- Dmitry Muratov auctioned off the 23-karat gold medal he got for the Nobel Peace Prize on Monday.
- Muratov, editor of the independent Novaya Gazeta, was awarded the prize for defending freedom of expression.
- He said all the money from the auction will go to Ukrainian child refugees.
A Russian journalist auctioned off his Nobel Peace Prize medal for $103.5 million to raise money for Ukrainian refugees, the Associated Press reported.
Dmitry Muratov sold his medal, which is made of 23-karat gold, in an auction held in New York City on Monday, which was also World Refugee Day, the AP reported. Muratov is the editor-in-chief of the independent Russian newspaper Novaya Gazeta.
All the money will go directly to UNICEF to help child refugees from Ukraine, the AP reported.
Muratov won the Nobel Peace Prize last October alongside the Filipina journalist Maria Ressa, who co-founded the critical news site Rappler.
“I was hoping that there was going to be an enormous amount of solidarity, but I was not expecting this to be such a huge amount,” Muratov said after the bidding, the AP reported.
Heritage Auctions, which handled the sale, did not reveal who the winning bidder was.
Muratov was among a group of journalists who founded Novaya Gazeta in 1993 after the fall of the Soviet Union.

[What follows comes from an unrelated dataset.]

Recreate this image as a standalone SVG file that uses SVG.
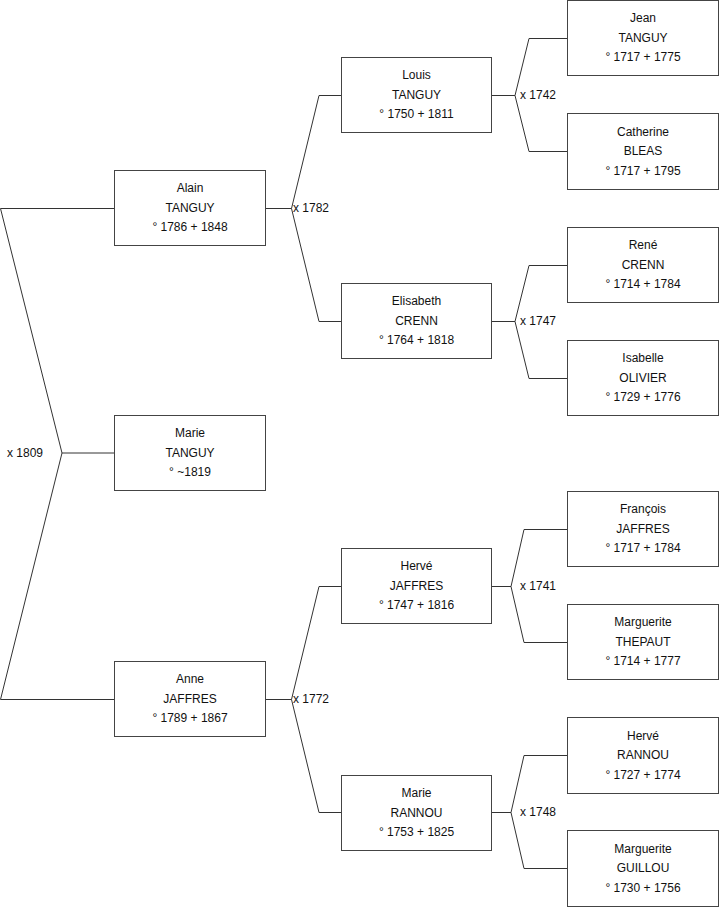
<svg xmlns="http://www.w3.org/2000/svg" width="719" height="908" viewBox="0 0 719 908">
<style>
.box{fill:#fff;stroke:#444;stroke-width:1}
.t{font-family:"Liberation Sans",Arial,sans-serif;font-size:12px;fill:#111;text-anchor:middle}
.l{font-family:"Liberation Sans",Arial,sans-serif;font-size:12px;fill:#111}
.c{fill:none;stroke:#333;stroke-width:1}
</style>
<rect width="719" height="908" fill="#fff"/>
<g id="connectors">
<path class="c" d="M114.5,208.5 H0.5 L62,453 L0.5,699.5 H114.5 M62,453 H114.5"/>
<path class="c" d="M265.5,208.5 H291.5 L319,95.5 H341.5 M291.5,208.5 L319,321.5 H341.5"/>
<path class="c" d="M265.5,699.5 H291.5 L319,586.5 H341.5 M291.5,699.5 L319,812.5 H341.5"/>
<path class="c" d="M491.5,95.5 H515 L529,38.5 H567.5 M515,95.5 L529,151.5 H567.5"/>
<path class="c" d="M491.5,321.5 H515 L529,265.5 H567.5 M515,321.5 L529,378.5 H567.5"/>
<path class="c" d="M491.5,586.5 H511 L524,529.5 H567.5 M511,586.5 L524,642.5 H567.5"/>
<path class="c" d="M491.5,812.5 H511 L524,755.5 H567.5 M511,812.5 L524,868.5 H567.5"/>
<text class="l" x="7" y="457">x 1809</text>
<text class="l" x="293" y="212">x 1782</text>
<text class="l" x="293" y="703">x 1772</text>
<text class="l" x="520" y="99">x 1742</text>
<text class="l" x="520" y="325">x 1747</text>
<text class="l" x="520" y="590">x 1741</text>
<text class="l" x="520" y="816">x 1748</text>
</g>
<g id="alain"><rect class="box" x="114.5" y="170.5" width="151" height="75"/><text class="t" x="190" y="192">Alain</text><text class="t" x="190" y="211.5">TANGUY</text><text class="t" x="190" y="231">° 1786 + 1848</text></g>
<g id="marie-tanguy"><rect class="box" x="114.5" y="415.5" width="151" height="75"/><text class="t" x="190" y="437">Marie</text><text class="t" x="190" y="456.5">TANGUY</text><text class="t" x="190" y="476">° ~1819</text></g>
<g id="anne"><rect class="box" x="114.5" y="661.5" width="151" height="75"/><text class="t" x="190" y="683">Anne</text><text class="t" x="190" y="702.5">JAFFRES</text><text class="t" x="190" y="722">° 1789 + 1867</text></g>
<g id="louis"><rect class="box" x="341.5" y="57.5" width="150" height="75"/><text class="t" x="416.5" y="79">Louis</text><text class="t" x="416.5" y="98.5">TANGUY</text><text class="t" x="416.5" y="118">° 1750 + 1811</text></g>
<g id="elisabeth"><rect class="box" x="341.5" y="283.5" width="150" height="75"/><text class="t" x="416.5" y="305">Elisabeth</text><text class="t" x="416.5" y="324.5">CRENN</text><text class="t" x="416.5" y="344">° 1764 + 1818</text></g>
<g id="herve-jaffres"><rect class="box" x="341.5" y="548.5" width="150" height="75"/><text class="t" x="416.5" y="570">Hervé</text><text class="t" x="416.5" y="589.5">JAFFRES</text><text class="t" x="416.5" y="609">° 1747 + 1816</text></g>
<g id="marie-rannou"><rect class="box" x="341.5" y="775.5" width="150" height="75"/><text class="t" x="416.5" y="797">Marie</text><text class="t" x="416.5" y="816.5">RANNOU</text><text class="t" x="416.5" y="836">° 1753 + 1825</text></g>
<g id="jean"><rect class="box" x="567.5" y="0.5" width="151" height="75"/><text class="t" x="643" y="22">Jean</text><text class="t" x="643" y="41.5">TANGUY</text><text class="t" x="643" y="61">° 1717 + 1775</text></g>
<g id="catherine"><rect class="box" x="567.5" y="113.5" width="151" height="76"/><text class="t" x="643" y="135.5">Catherine</text><text class="t" x="643" y="155">BLEAS</text><text class="t" x="643" y="174.5">° 1717 + 1795</text></g>
<g id="rene"><rect class="box" x="567.5" y="227.5" width="151" height="75"/><text class="t" x="643" y="249">René</text><text class="t" x="643" y="268.5">CRENN</text><text class="t" x="643" y="288">° 1714 + 1784</text></g>
<g id="isabelle"><rect class="box" x="567.5" y="340.5" width="151" height="75"/><text class="t" x="643" y="362">Isabelle</text><text class="t" x="643" y="381.5">OLIVIER</text><text class="t" x="643" y="401">° 1729 + 1776</text></g>
<g id="francois"><rect class="box" x="567.5" y="491.5" width="151" height="75"/><text class="t" x="643" y="513">François</text><text class="t" x="643" y="532.5">JAFFRES</text><text class="t" x="643" y="552">° 1717 + 1784</text></g>
<g id="marguerite-thepaut"><rect class="box" x="567.5" y="604.5" width="151" height="75"/><text class="t" x="643" y="626">Marguerite</text><text class="t" x="643" y="645.5">THEPAUT</text><text class="t" x="643" y="665">° 1714 + 1777</text></g>
<g id="herve-rannou"><rect class="box" x="567.5" y="717.5" width="151" height="76"/><text class="t" x="643" y="739.5">Hervé</text><text class="t" x="643" y="759">RANNOU</text><text class="t" x="643" y="778.5">° 1727 + 1774</text></g>
<g id="marguerite-guillou"><rect class="box" x="567.5" y="830.5" width="151" height="76"/><text class="t" x="643" y="852.5">Marguerite</text><text class="t" x="643" y="872">GUILLOU</text><text class="t" x="643" y="891.5">° 1730 + 1756</text></g>
</svg>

The independent newspaper, which was published weekly, is known for its critical and investigative coverage of Russian President Vladimir Putin and his regime.
Muratov was highly critical of Russia’s annexation of Crimea in 2014 and invasion of Ukraine this February. The war in Ukraine is entering its fifth month.
The Kremlin intensified its crackdown on the media and various forms of dissent shortly after the invasion, forcing Novaya Gazeta to suspend its print and online operations. However, it relaunched another version, called Novaya Gazeta Europa, from Latvia a few weeks later.
It is not clear where Muratov currently lives, though the AP reported he had traveled from Russia to New York last week for the auction.
In April, he was attacked with red paint laced with the solvent acetone while on a train from Moscow to the Russian city of Samara.
The unknown male attacker shouted: “Muratov, this is for our boys,” in an apparent reference to Russian troops fighting in Ukraine, the BBC reported.